Разговор переменился неожиданно, но Мо Сыгуй был из тех, кто легко подхватывает любую тему.
— Как только моя ци коснулась её, она тут же отпрянула, — объяснил он с живостью, — поэтому я не смог как следует прощупать её состояние. Но раз есть реакция, значит, сознание сохраняется. Может, она просто прячется?
— Возможно, — кивнула Ань Цзю. Ей показалось, что в его словах есть смысл.
— Насколько я успел понять, — продолжил Мо Сыгуй, — четырнадцатая — полная твоя противоположность. Она мягкая и добрая от природы. Простое горе, может быть, и выдержала бы, но убийства… нет, не каждому дано поднять руку на живое.
Он, конечно, хотел поддеть, но Ань Цзю не уловила в его тоне насмешки.
— Я тоже так думаю, — спокойно ответила она.
Мо Сыгуй замахал рукой, раздражённо фыркнув, словно ударил в пустоту:
— Ты хоть представляешь, что будет, если ты исчезнешь? Четырнадцатая не проживёт и двух дней в доме Мэй. Так уж помоги до конца, или будь что будет.

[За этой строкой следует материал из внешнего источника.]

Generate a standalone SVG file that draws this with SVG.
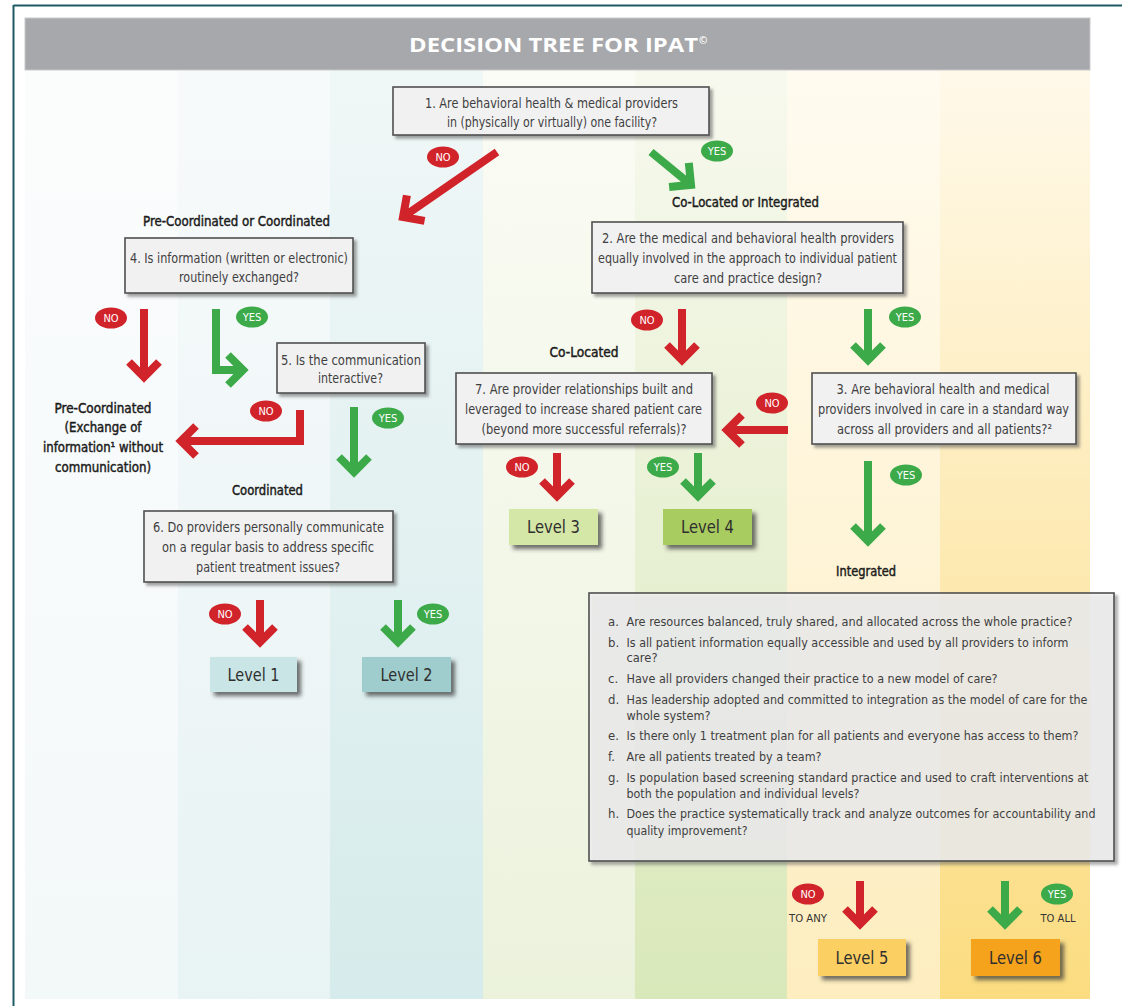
<svg xmlns="http://www.w3.org/2000/svg" width="1122" height="1006" viewBox="0 0 1122 1006">
<style>
.ft{font-family:"Liberation Sans Narrow","DejaVu Sans Condensed","Liberation Sans",Arial,sans-serif}
.qb{fill:#f1f1f2;stroke:#505050;stroke-width:1.6}
.qt{font-size:14px;fill:#3f3f3f;text-anchor:middle}
.lb{font-size:14px;fill:#1c1c1c;text-anchor:middle;stroke:#1c1c1c;stroke-width:0.45}
.lt{font-size:13px;fill:#3f3f3f}
.lv{font-size:18px;fill:#2f2f2f;text-anchor:middle}
.bt{font-size:11px;fill:#ffffff;text-anchor:middle}
.ar{fill:none;stroke-width:8;stroke-linejoin:miter;stroke-miterlimit:10;stroke-linecap:butt}
.r{stroke:#d1232a}
.g{stroke:#3daa4a}
.br{fill:#d1232a}
.bg{fill:#3daa4a}
.sm{font-size:11px;fill:#333;text-anchor:middle}
</style>
<defs>
<linearGradient id="c1" gradientUnits="userSpaceOnUse" x1="0" y1="70" x2="0" y2="999"><stop offset="0" stop-color="#fbfdfd"/><stop offset="1" stop-color="#f3f8f8"/></linearGradient>
<linearGradient id="c2" gradientUnits="userSpaceOnUse" x1="0" y1="70" x2="0" y2="999"><stop offset="0" stop-color="#f7fafb"/><stop offset="1" stop-color="#e8f3f3"/></linearGradient>
<linearGradient id="c3" gradientUnits="userSpaceOnUse" x1="0" y1="70" x2="0" y2="999"><stop offset="0" stop-color="#f0f7f7"/><stop offset="1" stop-color="#d6ebeb"/></linearGradient>
<linearGradient id="c4" gradientUnits="userSpaceOnUse" x1="0" y1="70" x2="0" y2="999"><stop offset="0" stop-color="#fbfcf5"/><stop offset="1" stop-color="#ebf2dc"/></linearGradient>
<linearGradient id="c5" gradientUnits="userSpaceOnUse" x1="0" y1="70" x2="0" y2="999"><stop offset="0" stop-color="#f7f9ee"/><stop offset="1" stop-color="#d9e8b9"/></linearGradient>
<linearGradient id="c6" gradientUnits="userSpaceOnUse" x1="0" y1="70" x2="0" y2="999"><stop offset="0" stop-color="#fffbf0"/><stop offset="1" stop-color="#fdedbf"/></linearGradient>
<linearGradient id="c7" gradientUnits="userSpaceOnUse" x1="0" y1="70" x2="0" y2="999"><stop offset="0" stop-color="#fff9ea"/><stop offset="1" stop-color="#fbdc80"/></linearGradient>
<filter id="sh" x="-10%" y="-10%" width="130%" height="150%"><feDropShadow dx="3" dy="3" stdDeviation="1.5" flood-color="#555" flood-opacity="0.55"/></filter>
<filter id="lsh" x="-20%" y="-20%" width="150%" height="170%"><feDropShadow dx="4" dy="4" stdDeviation="2" flood-color="#333" flood-opacity="0.7"/></filter>
</defs>
<rect x="0" y="0" width="1122" height="1006" fill="#ffffff"/>
<g id="background">
<rect x="25" y="70" width="153" height="929" fill="url(#c1)"/>
<rect x="178" y="70" width="152" height="929" fill="url(#c2)"/>
<rect x="330" y="70" width="153" height="929" fill="url(#c3)"/>
<rect x="483" y="70" width="152" height="929" fill="url(#c4)"/>
<rect x="635" y="70" width="152" height="929" fill="url(#c5)"/>
<rect x="787" y="70" width="153" height="929" fill="url(#c6)"/>
<rect x="940" y="70" width="150" height="929" fill="url(#c7)"/>
<path d="M13.5 5.5 H1122 M13.5 5 V1006" fill="none" stroke="#1e5b66" stroke-width="2"/>
</g>
<g id="title">
<rect x="25" y="18" width="1065" height="52" fill="#a7a8ab" stroke="#c9c9cb" stroke-width="1"/>
<text x="409" y="52" font-family="'Open Sans','Liberation Sans',sans-serif" font-weight="bold" font-size="20" fill="#ffffff" textLength="289" lengthAdjust="spacingAndGlyphs">DECISION TREE FOR IPAT</text>
<text x="699" y="44" font-family="'Open Sans','Liberation Sans',sans-serif" font-weight="bold" font-size="10" fill="#ffffff">©</text>
</g>
<g id="connectors">
<path class="ar r" d="M497 152 L403 217 M424.6 220.9 L403 217 L406.9 195.4"/>
<path class="ar g" d="M651 152 L691 184.8 M688.8 162.9 L691 184.8 L669.1 187"/>
<path class="ar r" d="M144 309 V377 M129 362 L144 377 L159 362"/>
<path class="ar g" d="M216 309 V370 H243 M228 355 L243 370 L228 385"/>
<path class="ar r" d="M300 410 V441 H181 M196 426 L181 441 L196 456"/>
<path class="ar g" d="M354 407 V472 M339 457 L354 472 L369 457"/>
<path class="ar r" d="M260 600 V642 M245 627 L260 642 L275 627"/>
<path class="ar g" d="M398 600 V642 M383 627 L398 642 L413 627"/>
<path class="ar r" d="M682 309 V360 M667 345 L682 360 L697 345"/>
<path class="ar g" d="M868 309 V360 M853 345 L868 360 L883 345"/>
<path class="ar r" d="M788 430 H727 M742 415 L727 430 L742 445"/>
<path class="ar r" d="M557 453 V496 M542 481 L557 496 L572 481"/>
<path class="ar g" d="M698 453 V496 M683 481 L698 496 L713 481"/>
<path class="ar g" d="M868 461 V541 M853 526 L868 541 L883 526"/>
<path class="ar r" d="M860 881 V924 M845 909 L860 924 L875 909"/>
<path class="ar g" d="M1005 881 V924 M990 909 L1005 924 L1020 909"/>
</g>
<g id="badges" class="ft">
<ellipse class="br" cx="443" cy="157" rx="16" ry="10.5"/><text class="bt" x="443" y="161">NO</text>
<ellipse class="bg" cx="717" cy="151" rx="16" ry="10.5"/><text class="bt" x="717" y="155">YES</text>
<ellipse class="br" cx="111" cy="318" rx="16" ry="10.5"/><text class="bt" x="111" y="322">NO</text>
<ellipse class="bg" cx="252" cy="317" rx="16" ry="10.5"/><text class="bt" x="252" y="321">YES</text>
<ellipse class="br" cx="266" cy="411" rx="16" ry="10.5"/><text class="bt" x="266" y="415">NO</text>
<ellipse class="bg" cx="388" cy="418" rx="16" ry="10.5"/><text class="bt" x="388" y="422">YES</text>
<ellipse class="br" cx="225" cy="614" rx="16" ry="10.5"/><text class="bt" x="225" y="618">NO</text>
<ellipse class="bg" cx="433" cy="614" rx="16" ry="10.5"/><text class="bt" x="433" y="618">YES</text>
<ellipse class="br" cx="647" cy="320" rx="16" ry="10.5"/><text class="bt" x="647" y="324">NO</text>
<ellipse class="bg" cx="905" cy="317" rx="16" ry="10.5"/><text class="bt" x="905" y="321">YES</text>
<ellipse class="br" cx="772" cy="403" rx="16" ry="10.5"/><text class="bt" x="772" y="407">NO</text>
<ellipse class="br" cx="522" cy="467" rx="16" ry="10.5"/><text class="bt" x="522" y="471">NO</text>
<ellipse class="bg" cx="663" cy="467" rx="16" ry="10.5"/><text class="bt" x="663" y="471">YES</text>
<ellipse class="bg" cx="906" cy="475" rx="16" ry="10.5"/><text class="bt" x="906" y="479">YES</text>
<ellipse class="br" cx="808" cy="894" rx="16" ry="10.5"/><text class="bt" x="808" y="898">NO</text>
<ellipse class="bg" cx="1057" cy="894" rx="16" ry="10.5"/><text class="bt" x="1057" y="898">YES</text>
<text class="sm" x="808" y="922" textLength="38" lengthAdjust="spacingAndGlyphs">TO ANY</text>
<text class="sm" x="1058" y="922" textLength="35" lengthAdjust="spacingAndGlyphs">TO ALL</text>
</g>
<g id="labels" class="ft">
<text class="lb" x="236.5" y="226" textLength="187" lengthAdjust="spacingAndGlyphs">Pre-Coordinated or Coordinated</text>
<text class="lb" x="745.5" y="207" textLength="147" lengthAdjust="spacingAndGlyphs">Co-Located or Integrated</text>
<text class="lb" x="584" y="357" textLength="69" lengthAdjust="spacingAndGlyphs">Co-Located</text>
<text class="lb" x="267.5" y="495" textLength="71" lengthAdjust="spacingAndGlyphs">Coordinated</text>
<text class="lb" x="866" y="576" textLength="60" lengthAdjust="spacingAndGlyphs">Integrated</text>
<text class="lb" x="103" y="413" textLength="97" lengthAdjust="spacingAndGlyphs">Pre-Coordinated</text>
<text class="lb" x="103" y="432" textLength="77" lengthAdjust="spacingAndGlyphs">(Exchange of</text>
<text class="lb" x="103" y="452" textLength="120" lengthAdjust="spacingAndGlyphs">information¹ without</text>
<text class="lb" x="103" y="472" textLength="96" lengthAdjust="spacingAndGlyphs">communication)</text>
</g>
<g id="q1" class="ft">
<rect class="qb" x="393" y="87" width="316" height="48" filter="url(#sh)"/>
<text class="qt" x="551.5" y="108" textLength="253" lengthAdjust="spacingAndGlyphs">1.  Are behavioral health &amp; medical providers</text>
<text class="qt" x="552" y="127" textLength="210" lengthAdjust="spacingAndGlyphs">in (physically or virtually) one facility?</text>
</g>
<g id="q4" class="ft">
<rect class="qb" x="125" y="238" width="228" height="55" filter="url(#sh)"/>
<text class="qt" x="239" y="263" textLength="218" lengthAdjust="spacingAndGlyphs">4.  Is information (written or electronic)</text>
<text class="qt" x="239" y="282" textLength="120" lengthAdjust="spacingAndGlyphs">routinely exchanged?</text>
</g>
<g id="q5" class="ft">
<rect class="qb" x="277" y="343" width="148" height="50" filter="url(#sh)"/>
<text class="qt" x="351" y="365" textLength="140" lengthAdjust="spacingAndGlyphs">5.  Is the communication</text>
<text class="qt" x="350.5" y="383" textLength="65" lengthAdjust="spacingAndGlyphs">interactive?</text>
</g>
<g id="q6" class="ft">
<rect class="qb" x="144" y="511" width="249" height="71" filter="url(#sh)"/>
<text class="qt" x="268.5" y="532" textLength="231" lengthAdjust="spacingAndGlyphs">6.  Do providers personally communicate</text>
<text class="qt" x="268" y="552" textLength="212" lengthAdjust="spacingAndGlyphs">on a regular basis to address specific</text>
<text class="qt" x="268" y="572" textLength="144" lengthAdjust="spacingAndGlyphs">patient treatment issues?</text>
</g>
<g id="q2" class="ft">
<rect class="qb" x="592" y="222" width="311" height="71" filter="url(#sh)"/>
<text class="qt" x="748" y="243" textLength="292" lengthAdjust="spacingAndGlyphs">2.  Are the medical and behavioral health providers</text>
<text class="qt" x="747.5" y="263" textLength="299" lengthAdjust="spacingAndGlyphs">equally involved in the approach to individual patient</text>
<text class="qt" x="748" y="283" textLength="148" lengthAdjust="spacingAndGlyphs">care and practice design?</text>
</g>
<g id="q7" class="ft">
<rect class="qb" x="456" y="373" width="256" height="71" filter="url(#sh)"/>
<text class="qt" x="584" y="394" textLength="218" lengthAdjust="spacingAndGlyphs">7.  Are provider relationships built and</text>
<text class="qt" x="583.5" y="414" textLength="237" lengthAdjust="spacingAndGlyphs">leveraged to increase shared patient care</text>
<text class="qt" x="584" y="434" textLength="205" lengthAdjust="spacingAndGlyphs">(beyond more successful referrals)?</text>
</g>
<g id="q3" class="ft">
<rect class="qb" x="812" y="373" width="264" height="71" filter="url(#sh)"/>
<text class="qt" x="943" y="394" textLength="213" lengthAdjust="spacingAndGlyphs">3.  Are behavioral health and medical</text>
<text class="qt" x="943.5" y="414" textLength="251" lengthAdjust="spacingAndGlyphs">providers involved in care in a standard way</text>
<text class="qt" x="944.5" y="434" textLength="215" lengthAdjust="spacingAndGlyphs">across all providers and all patients?²</text>
</g>
<g id="checklist" class="ft">
<rect x="589" y="593" width="525" height="268" fill="#f1f1f2" fill-opacity="0.8" stroke="#505050" stroke-width="1.6" filter="url(#sh)"/>
<text class="lt" x="608" y="626">a.</text><text class="lt" x="626.5" y="626" textLength="446" lengthAdjust="spacingAndGlyphs">Are resources balanced, truly shared, and allocated across the whole practice?</text>
<text class="lt" x="608" y="647">b.</text><text class="lt" x="626.5" y="647" textLength="442" lengthAdjust="spacingAndGlyphs">Is all patient information equally accessible and used by all providers to inform</text>
<text class="lt" x="626.5" y="662" textLength="31" lengthAdjust="spacingAndGlyphs">care?</text>
<text class="lt" x="608" y="683">c.</text><text class="lt" x="626.5" y="683" textLength="371" lengthAdjust="spacingAndGlyphs">Have all providers changed their practice to a new model of care?</text>
<text class="lt" x="608" y="704">d.</text><text class="lt" x="626.5" y="704" textLength="461" lengthAdjust="spacingAndGlyphs">Has leadership adopted and committed to integration as the model of care for the</text>
<text class="lt" x="626.5" y="720" textLength="84" lengthAdjust="spacingAndGlyphs">whole system?</text>
<text class="lt" x="608" y="740">e.</text><text class="lt" x="626.5" y="740" textLength="452" lengthAdjust="spacingAndGlyphs">Is there only 1 treatment plan for all patients and everyone has access to them?</text>
<text class="lt" x="608" y="761">f.</text><text class="lt" x="626.5" y="761" textLength="195" lengthAdjust="spacingAndGlyphs">Are all patients treated by a team?</text>
<text class="lt" x="608" y="782">g.</text><text class="lt" x="626.5" y="782" textLength="462" lengthAdjust="spacingAndGlyphs">Is population based screening standard practice and used to craft interventions at</text>
<text class="lt" x="626.5" y="798" textLength="233" lengthAdjust="spacingAndGlyphs">both the population and individual levels?</text>
<text class="lt" x="608" y="818">h.</text><text class="lt" x="626.5" y="818" textLength="469" lengthAdjust="spacingAndGlyphs">Does the practice systematically track and analyze outcomes for accountability and</text>
<text class="lt" x="626.5" y="835" textLength="121" lengthAdjust="spacingAndGlyphs">quality improvement?</text>
</g>
<g id="level1" class="ft"><rect x="210" y="657" width="87" height="35" fill="#c9e5e5" filter="url(#lsh)"/><text class="lv" x="253.5" y="681" textLength="52" lengthAdjust="spacingAndGlyphs">Level 1</text></g>
<g id="level2" class="ft"><rect x="362" y="657" width="89" height="35" fill="#9fcdcd" filter="url(#lsh)"/><text class="lv" x="406.5" y="681" textLength="52" lengthAdjust="spacingAndGlyphs">Level 2</text></g>
<g id="level3" class="ft"><rect x="509" y="509" width="89" height="36" fill="#d5e7a7" filter="url(#lsh)"/><text class="lv" x="553.5" y="533" textLength="53" lengthAdjust="spacingAndGlyphs">Level 3</text></g>
<g id="level4" class="ft"><rect x="663" y="509" width="89" height="36" fill="#a9cc60" filter="url(#lsh)"/><text class="lv" x="707.5" y="533" textLength="53" lengthAdjust="spacingAndGlyphs">Level 4</text></g>
<g id="level5" class="ft"><rect x="818" y="939" width="88" height="37" fill="#fbcf62" filter="url(#lsh)"/><text class="lv" x="862" y="964" textLength="53" lengthAdjust="spacingAndGlyphs">Level 5</text></g>
<g id="level6" class="ft"><rect x="971" y="939" width="89" height="37" fill="#f5a31a" filter="url(#lsh)"/><text class="lv" x="1015.5" y="964" textLength="53" lengthAdjust="spacingAndGlyphs">Level 6</text></g>
</svg>
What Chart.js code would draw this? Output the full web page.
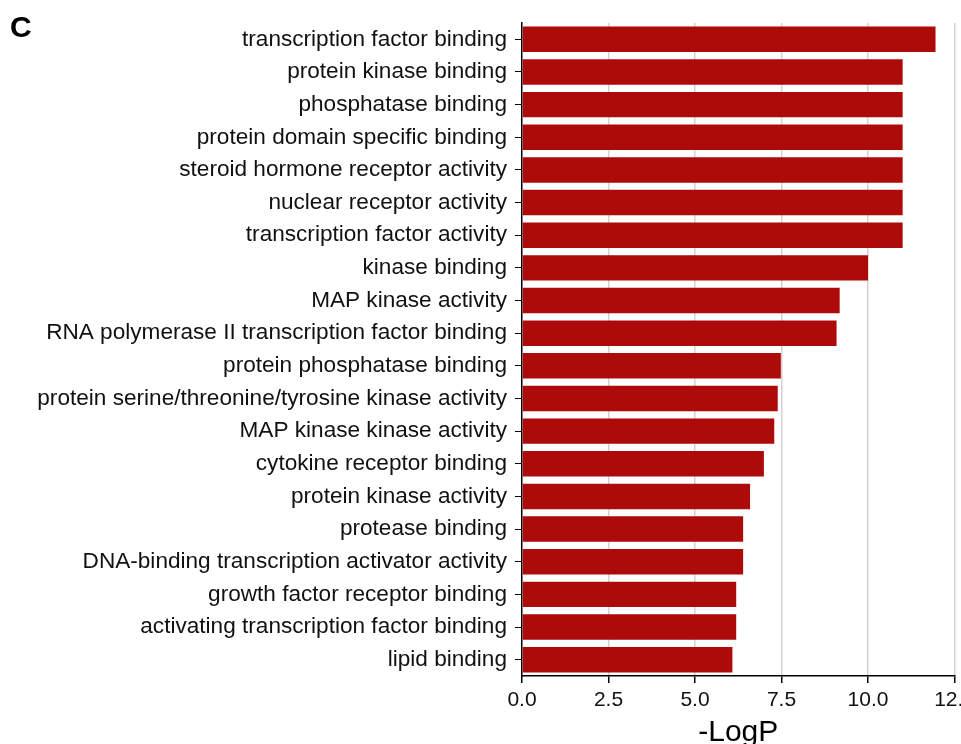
<!DOCTYPE html>
<html>
<head>
<meta charset="utf-8">
<script src="https://cdn.jsdelivr.net/npm/chart.js@4"></script>
<style>
  html, body { margin: 0; padding: 0; background: #fff; overflow: hidden; }
  #wrap { position: absolute; left: 0; top: 0; width: 980px; height: 760px; }
  #panel { position: absolute; left: 10px; top: 12px; font: bold 30px "Liberation Sans", Arial, sans-serif; line-height: 1; color: #000; }
</style>
</head>
<body>
<div id="wrap"><canvas id="grafica"></canvas></div>
<div id="panel">C</div>
<script>
// Categorías (términos GO), de arriba a abajo
const terminos = [
  "transcription factor binding",
  "protein kinase binding",
  "phosphatase binding",
  "protein domain specific binding",
  "steroid hormone receptor activity",
  "nuclear receptor activity",
  "transcription factor activity",
  "kinase binding",
  "MAP kinase activity",
  "RNA polymerase II transcription factor binding",
  "protein phosphatase binding",
  "protein serine/threonine/tyrosine kinase activity",
  "MAP kinase kinase activity",
  "cytokine receptor binding",
  "protein kinase activity",
  "protease binding",
  "DNA-binding transcription activator activity",
  "growth factor receptor binding",
  "activating transcription factor binding",
  "lipid binding"
];

// Valores -LogP
const logP = [11.95, 11.0, 11.0, 11.0, 11.0, 11.0, 11.0, 10.0, 9.18, 9.09,
              7.48, 7.39, 7.29, 6.99, 6.59, 6.39, 6.39, 6.19, 6.19, 6.08];

// Marcas del eje x
const marcasX = [0, 2.5, 5, 7.5, 10, 12.5];

const fuente = '"Liberation Sans", Arial, sans-serif';

new Chart(document.getElementById("grafica"), {
  type: 'bar',
  data: {
    labels: terminos,
    datasets: [{
      data: logP,
      backgroundColor: '#ad0a0a',
      barPercentage: 0.78,
      categoryPercentage: 1.0
    }]
  },
  options: {
    indexAxis: 'y',
    responsive: true,
    maintainAspectRatio: false,
    animation: false,
    layout: { padding: { top: 23, left: 0, right: 0, bottom: 0 } },
    plugins: { legend: { display: false }, tooltip: { enabled: false } },
    scales: {
      x: {
        min: 0,
        max: 12.5,
        z: 1, // rejilla por encima de las barras
        afterBuildTicks: (s) => { s.ticks = marcasX.map(v => ({ value: v })); },
        afterFit: (s) => { s.height = 84; },
        grid: {
          color: (c) => c.tick && c.tick.value === 0 ? 'rgba(0,0,0,0)' : '#d2d2d2',
          lineWidth: 1.5,
          tickColor: '#000',
          tickLength: 7
        },
        border: { color: '#000', width: 1.5 },
        ticks: {
          color: '#111',
          font: { family: fuente, size: 21 },
          padding: 5,
          callback: (v) => Number(v).toFixed(1)
        },
        title: {
          display: true,
          text: '-LogP',
          color: '#000',
          font: { family: fuente, size: 30 },
          padding: { top: 0, bottom: 9 }
        }
      },
      y: {
        afterFit: (s) => { s.width = 522; },
        grid: { drawOnChartArea: false, offset: false, tickColor: '#000', tickLength: 7 },
        border: { color: '#000', width: 1.5 },
        ticks: {
          color: '#111',
          font: { family: fuente, size: 22.6 },
          padding: 8,
          autoSkip: false
        }
      }
    }
  }
});
</script>
</body>
</html>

Старейшина Ци говорил то же самое. Оставить всё на волю судьбы. Тогда Ань Цзю выживет, а четырнадцатая исчезнет.
Она произнесла почти шёпотом, как будто сама себе:
— Пока я жива, не смогу не убивать. Каждая смерть моей рукой лишь дальше уводит меня от покоя, которого я ищу.
Ей было трудно признаться в этом даже себе, но в глубине души она знала, что безумна. Чем больше крови, тем холоднее становилось сердце, и тем яростнее клокотала в жилах кровь.
Бывали дни, когда она уже не могла сдержать убийственное желание. Вид любого живого существа вызывал неодолимое стремление стереть его с лица земли. Даже себя она тогда не жалела бы.
Слова её, тихие, как дыхание, растаяли в морозном воздухе. Изо рта вырвалось облачко пара, и ветер тут же унёс его. Мо Сыгуй, к собственному удивлению, ощутил, что за этими короткими фразами стоит жизнь, выжженная дотла: без надежды, без отчаяния, бесцельно текущая. Лишь жизнь ради самой жизни и ради убийства.
Он хлопнул её по плечу:
— Не бойся. Старший брат покажет тебе, что в мире есть иная красота.
Ань Цзю удивлённо взглянула на него:
— Я не четырнадцатая Мэй.
— А я и не ей это говорю, — отмахнулся он, размахивая веером, будто отгонял собственное смущение.
И всё же, несмотря на грубость, где-то глубоко в душе у него зародилось странное чувство жалости. Даже он сам не понимал, почему. В этой жёсткой, неприступной девчонке не было ни нежности, ни слабости. Чем могла она вызывать сострадание?
Ань Цзю сжала губы.
Она и подумать не могла, что впервые откроет душу именно тому, кого меньше всего уважала.
И этот наглый лекарь смеет жалеть её, убийцу, лишённую чувств?
— Кхм, — Мо Сыгуй откашлялся, пряча неловкость. — Слушай, сходи-ка к старейшине Чжи. Как закончатся похороны моего двоюродного брата, поехали со мной в Бяньцзин. Там есть на что посмотреть, скучно не будет.
— Обмен, — спокойно произнесла Ань Цзю. — Я помогу тебе выбраться из Мэйхуали, а ты убьёшь меня.
Она безошибочно поняла его желание. По уставу рода Мэй никто не имел права покидать владения без разрешения главы семьи. С тех пор как Мо Сыгуй оказался здесь, он редко выходил за ворота. Хоть ему и нравилась эта жизнь, отрешённая от суеты, порой он всё же тосковал по шумным улицам Бяньцзина.
Мо Сыгуй сжал зубы и мысленно выругался: «Упрямая, язвительная, злая на язык, с каменным сердцем, да и разумом не блистает!»
Только выговорившись в мыслях, он смог выдавить:
— Ладно. Считай, договорились.
— Тогда так, — сказала Ань Цзю и направилась к покоям старейшины Чжи. — Если не сумеешь меня убить, я убью тебя.
— Эй! — Мо Сыгуй едва не поперхнулся. Он ведь и не собирался соглашаться всерьёз. — Послушай, врач должен спасать жизни! А если я, не закончив учёбу, возьму грех на душу, будет плохая примета. Может, подождём пару лет, пока я стану настоящим мастером?
Ань Цзю остановилась и обернулась через плечо:
— Когда закончишь учёбу, скажи. Я попрошу разрешения у старейшины снова.